Speaking with his fellow Jesuits in Slovakia in September, Francis confided that he knew his 10-day hospital stay in July for surgery to remove 33 centimeters (about 13 inches) of his large intestine had sparked momentum among conservative Catholics eager for a new pope.
“I know there were even meetings among priests who thought the pope was in worse shape than what was being said,” he told the Jesuits, in comments that were later published in the Vatican-approved Jesuit journal La Civilta Cattolica. “They were preparing the conclave.”
That may not have been the case, but if history were any guide, those priests might not have been wrong to have at least discussed the prospect.

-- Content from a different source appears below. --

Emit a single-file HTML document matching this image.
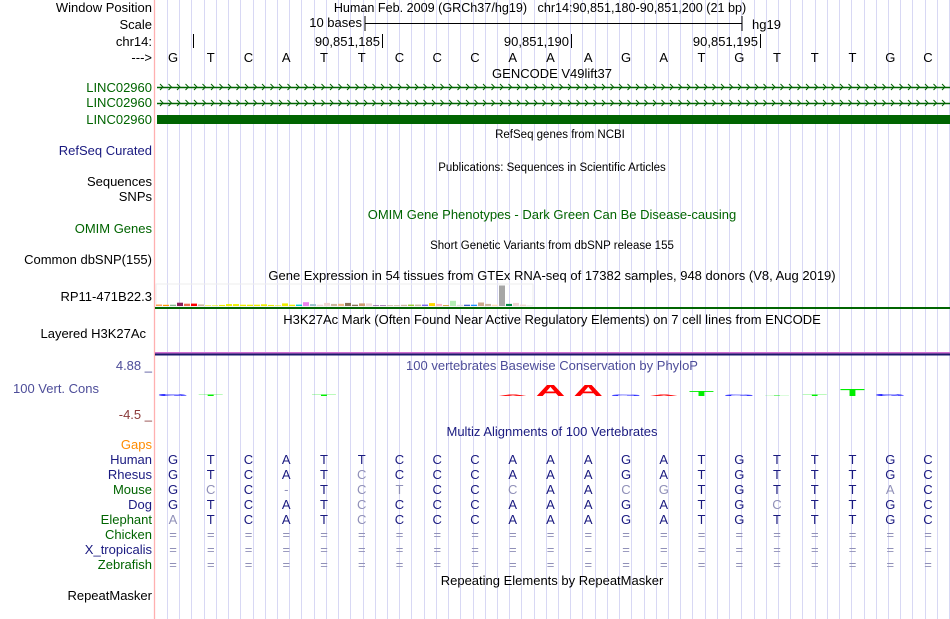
<!DOCTYPE html>
<html><head><meta charset="utf-8"><style>
html,body{margin:0;padding:0;background:#fff;}
svg{display:block;font-family:"Liberation Sans",sans-serif;}
</style></head><body>
<svg id="c" width="950" height="619" viewBox="0 0 950 619">
<g id="grid"></g>
<line x1="154.5" y1="0" x2="154.5" y2="619" stroke="#ffb0b0" stroke-width="1.3"/>
<g font-size="13" text-anchor="end" fill="#000">
<text x="152" y="12">Window Position</text>
<text x="152" y="29">Scale</text>
<text x="152" y="46">chr14:</text>
<text x="152" y="62">---&gt;</text>
<text x="152" y="92" fill="#006400">LINC02960</text>
<text x="152" y="107" fill="#006400">LINC02960</text>
<text x="152" y="124" fill="#006400">LINC02960</text>
<text x="152" y="155" fill="#1a1a80">RefSeq Curated</text>
<text x="152" y="186">Sequences</text>
<text x="152" y="201">SNPs</text>
<text x="152" y="233" fill="#006400">OMIM Genes</text>
<text x="152" y="264">Common dbSNP(155)</text>
<text x="152" y="301">RP11-471B22.3</text>
<text x="146" y="338">Layered H3K27Ac</text>
<text x="152" y="370" fill="#4d4d99">4.88 _</text>
<text x="99" y="393" fill="#4d4d99">100 Vert. Cons</text>
<text x="152" y="419" fill="#8b3a3a">-4.5 _</text>
<text x="152" y="449" fill="#ff8c00">Gaps</text>
<text x="152" y="600">RepeatMasker</text>
</g>
<g font-size="13" text-anchor="middle">
<text x="540" y="12" font-size="12.6">Human Feb. 2009 (GRCh37/hg19) &#160; chr14:90,851,180-90,851,200 (21 bp)</text>
<text x="552" y="78">GENCODE V49lift37</text>
<text x="560" y="138" font-size="11.5">RefSeq genes from NCBI</text>
<text x="552" y="171" font-size="11.5">Publications: Sequences in Scientific Articles</text>
<text x="552" y="219" fill="#006400">OMIM Gene Phenotypes - Dark Green Can Be Disease-causing</text>
<text x="552" y="249" font-size="11.5">Short Genetic Variants from dbSNP release 155</text>
<text x="552" y="280">Gene Expression in 54 tissues from GTEx RNA-seq of 17382 samples, 948 donors (V8, Aug 2019)</text>
<text x="552" y="324">H3K27Ac Mark (Often Found Near Active Regulatory Elements) on 7 cell lines from ENCODE</text>
<text x="552" y="370" fill="#4d4d99">100 vertebrates Basewise Conservation by PhyloP</text>
<text x="552" y="436" fill="#1a1a80">Multiz Alignments of 100 Vertebrates</text>
<text x="552" y="585">Repeating Elements by RepeatMasker</text>
</g>
<g font-size="13">
<text x="362" y="27" text-anchor="end">10 bases</text>
<line x1="365" y1="23.5" x2="742" y2="23.5" stroke="#000"/>
<line x1="365" y1="16" x2="365" y2="31" stroke="#000"/>
<line x1="742" y1="16" x2="742" y2="31" stroke="#000"/>
<text x="752" y="29">hg19</text>
<line x1="193.5" y1="34" x2="193.5" y2="48" stroke="#000"/>
<text x="380" y="46" text-anchor="end">90,851,185</text>
<line x1="382.5" y1="34" x2="382.5" y2="48" stroke="#000"/>
<text x="569" y="46" text-anchor="end">90,851,190</text>
<line x1="571.5" y1="34" x2="571.5" y2="48" stroke="#000"/>
<text x="758" y="46" text-anchor="end">90,851,195</text>
<line x1="760.5" y1="34" x2="760.5" y2="48" stroke="#000"/>
</g>
<g id="genes"></g>
<rect x="157" y="115" width="793" height="9" fill="#006400"/>
<rect x="156" y="284" width="377" height="22" fill="none" stroke="#eee"/>
<g id="gtex"></g>
<rect x="155" y="307" width="795" height="2" fill="#006400"/>
<rect x="155" y="352" width="795" height="1.5" fill="#d070d0"/>
<rect x="155" y="353.5" width="795" height="2" fill="#1a1a6a"/>
<g id="bases" font-size="13" text-anchor="middle"></g>
<g id="cons"></g>
<g id="align" font-size="13"></g>
</svg>
<script>
var NS="http://www.w3.org/2000/svg";
var refBases=["G","T","C","A","T","T","C","C","C","A","A","A","G","A","T","G","T","T","T","G","C"];
var species=["Human","Rhesus","Mouse","Dog","Elephant","Chicken","X_tropicalis","Zebrafish"];
var speciesSeqs=[
"GTCATTCCCAAAGATGTTTGC",
"GTCATCCCCAAAGATGTTTGC",
"GCC-TCTCCCAACGTGTTTAC",
"GTCATCCCCAAAGATGCTTGC",
"ATCATCCCCAAAGATGTTTGC",
"=====================",
"=====================",
"====================="];
var phyloP=[0.4,0.3,0,0,0.3,0,0,0,0,0.2,2.2,2.2,0.3,0.3,1.0,0.2,0.1,0.2,1.5,0.4,0];
var gtexValues=[1.5,1.2,1.3,3.3,2.3,2.4,1.6,0.6,0.6,1.1,1.9,1.9,1.3,1.3,1.3,1.7,1.1,0.6,2.6,1.3,1.4,3.8,1.9,1.3,3.1,2.1,2.2,3.1,1.3,2.6,2.6,0.6,0.6,0.8,0.8,1.2,1.4,1.4,1.4,2.9,2.1,0.8,5.2,1.2,1.3,1.3,3.5,2.1,1.3,20.5,2.1,3.1,1.4,0.5];
var gtexColors=["#ff9f4f","#ff9900","#88b88f","#8b1f5a","#ee6a50","#ff0000","#cdb79e","#eeee00","#eeee00","#eeee00","#eeee00","#eeee00","#eeee00","#eeee00","#eeee00","#eeee00","#eeee00","#eeee00","#eeee00","#eeee00","#00cdcd","#ee82ee","#9ac0cd","#eed5d2","#eed5d2","#cdb79e","#eebb88","#8b7355","#8b7355","#cd9b6f","#eed5d2","#7a378b","#7a378b","#cdb79e","#cdb79e","#cdb79e","#9acd32","#cdb79e","#7b68ee","#ffd700","#ffb6c1","#cd9b1d","#b4eeb4","#dddddd","#3a5fcd","#1e90ff","#cdaa8d","#cdb79e","#ffdab9","#a6a6a6","#008b45","#eed5d2","#eed5d2","#dddddd"];
var baseColor={A:"#ff0000",C:"#0000ff",G:"#0000ff",T:"#00ee00"};
function xBase(i){return 173+i*37.75;}
function gtexY(v){return 306-v;}
function consH(v){return v*5;}
var c=document.getElementById("grid");
for(var gx=167;gx<950;gx+=12.22){
var l=document.createElementNS(NS,"line");
l.setAttribute("x1",Math.round(gx)+0.5);l.setAttribute("x2",Math.round(gx)+0.5);
l.setAttribute("y1",0);l.setAttribute("y2",619);l.setAttribute("stroke","#d8d8f4");


c.appendChild(l);}
var g=document.getElementById("genes");
[87,103].forEach(function(y){
var ln=document.createElementNS(NS,"line");
ln.setAttribute("x1",157);ln.setAttribute("x2",950);ln.setAttribute("y1",y+0.5);ln.setAttribute("y2",y+0.5);ln.setAttribute("stroke","#006400");ln.setAttribute("stroke-width","1.5");


g.appendChild(ln);
var d="";
for(var ax=160;ax<948;ax+=8.5){d+="M"+ax+" "+(y-3)+"l3 3l-3 3";}
var p=document.createElementNS(NS,"path");p.setAttribute("d",d);p.setAttribute("stroke","#006400");p.setAttribute("fill","none");


g.appendChild(p);});
var gt=document.getElementById("gtex");
gtexValues.forEach(function(v,i){
var r=document.createElementNS(NS,"rect");
r.setAttribute("x",156+i*7);r.setAttribute("width",6);r.setAttribute("y",gtexY(v));r.setAttribute("height",v);r.setAttribute("fill",gtexColors[i]);


gt.appendChild(r);});
var b=document.getElementById("bases");
refBases.forEach(function(s,i){
var t=document.createElementNS(NS,"text");t.setAttribute("x",xBase(i));t.setAttribute("y",62);t.textContent=s;


b.appendChild(t);});
var cg=document.getElementById("cons");
phyloP.forEach(function(v,i){
if(v<=0)return;
var h=consH(v),base=refBases[i];
var t=document.createElementNS(NS,"text");
t.setAttribute("x",0);t.setAttribute("y",0);
t.setAttribute("font-size","12");t.setAttribute("font-weight","bold");t.setAttribute("text-anchor","middle");
t.setAttribute("fill",baseColor[base]);
t.setAttribute("transform","translate("+xBase(i)+",396) scale(3.4,"+(h/8.6)+")");
t.textContent=base;


cg.appendChild(t);});
var al=document.getElementById("align");
species.forEach(function(sp,r){
var y=464+r*15;
var lab=document.createElementNS(NS,"text");lab.setAttribute("x",152);lab.setAttribute("y",y);lab.setAttribute("text-anchor","end");
lab.setAttribute("fill",(r==2||r==4||r==5||r==7)?"#006400":"#1a1a80");lab.textContent=sp;


al.appendChild(lab);
var seq=speciesSeqs[r];
for(var i=0;i<seq.length;i++){
var ch=seq[i];
var t=document.createElementNS(NS,"text");t.setAttribute("x",xBase(i));t.setAttribute("y",y);t.setAttribute("text-anchor","middle");
var same=(ch==refBases[i]);
t.setAttribute("fill",same?"#1a1a80":"#9090b8");
t.textContent=ch;


al.appendChild(t);}});
</script>
</body></html>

Benedict was 85 when he resigned in February 2013, becoming the first pope to step down in 600 years and paving the way for Francis’ election. While enjoying robust health at the time, Benedict said he simply didn’t have the strength to carry on.
Before him, John Paul II died at age 84 and John Paul I died at 65 after just 33 days on the job. In fact, all 20th-century popes died in their early 80s or younger, with the exception of Pope Leo XIII, who was 93 when he died in 1903.
Early on in his pontificate, Francis predicted a short papacy of two or three years, and credited Benedict with having “opened the door” to future papal retirements.
But the Argentine Jesuit made clear after his July surgery that resigning “didn’t even cross my mind.”
That is welcome news to Sister Nathalie Becquart, one of the top women at the Vatican. Francis tapped her to help organize the two-year consultation process of Catholics around the globe, known as a synod. She knows well what the pope is up against as he tries to remake the church into a less clerical, more laity-focused institution.
“It’s a call to change,” she told a conference this week. “And we can say it’s not an easy path.”